MONGOLIA- THE LAND OF BLUE SKIES
Mongolia is in northern Asia between the Russian Republic and the People’s Republic of China; about a two and a half hour plane ride from Seoul, Korea, or Beijing, China.
The land area is over 1.5 million square km, slightly smaller than Alaska, over twice the size of Texas and three times the size of France.
Population is approximately 3 million as of 2015.
Mongolia has the world’s lowest population density at only 1.4 people per square km.
Currency is the togrog; the exchange rate is around 1900 to the dollar.
The country is divided into 21 aimags (counties or provinces) served by soum centers (county seats).
It is one of the highest elevation countries in the world, averaging around 1580m.

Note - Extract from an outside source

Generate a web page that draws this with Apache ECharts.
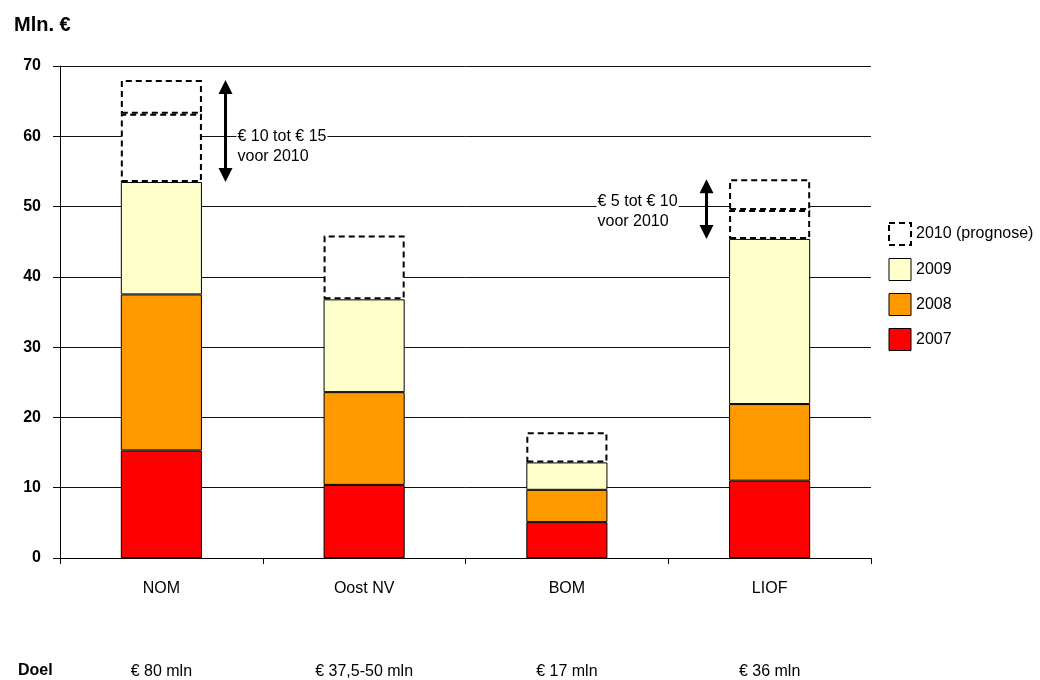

The major ethnic group is the Kalkha Mongols at almost 95%; Other ethnic minorities include Turkic peoples (mostly Kazakh), 5%: and other .1%.
Literacy is almost 98%.
40% of the population are herders or working in agriculture.
53% are Buddhists (Tibetan); Tengerist/Shamanist 2.9%, Christian, 2.2%; Muslim, 3%; none, 38.6%.
4800 km of paved road; 44,00o km of unpaved road.
There are almost 330,000 internet users and 20,84 internet hosts.
There are 3.375 miilion cell phones.
About half the population lives in gers (known in other countries as “yurts”, a Russian word of turkic origin).
The average salary in Ulaanbaatar is $400 a month and rising.
Other than the tracks along the railroad and some areas surrounding the capital, Ulaanbaatar, the land is open and unfenced.
Yearly temperatures range from over 100F in the Gobi in the summer to -40F in the winter.
Mongolia has 260 days of sunshine a year, which is why the Mongols call their home “The Land of Blue Skies”.
This information is from the CIA World Factbook and the Lonely Planet Guide: Mongolia
Environment and Wildlife
While it certainly has environmental issues that need to be addressed, Mongolia has, within its borders some of the largest areas of unspoiled land left in Asia.
Khovsgol Nur, in northern Mongolia, the second oldest lake in the world contains 2% of the world’s fresh water (and 65% of Mongolia’s).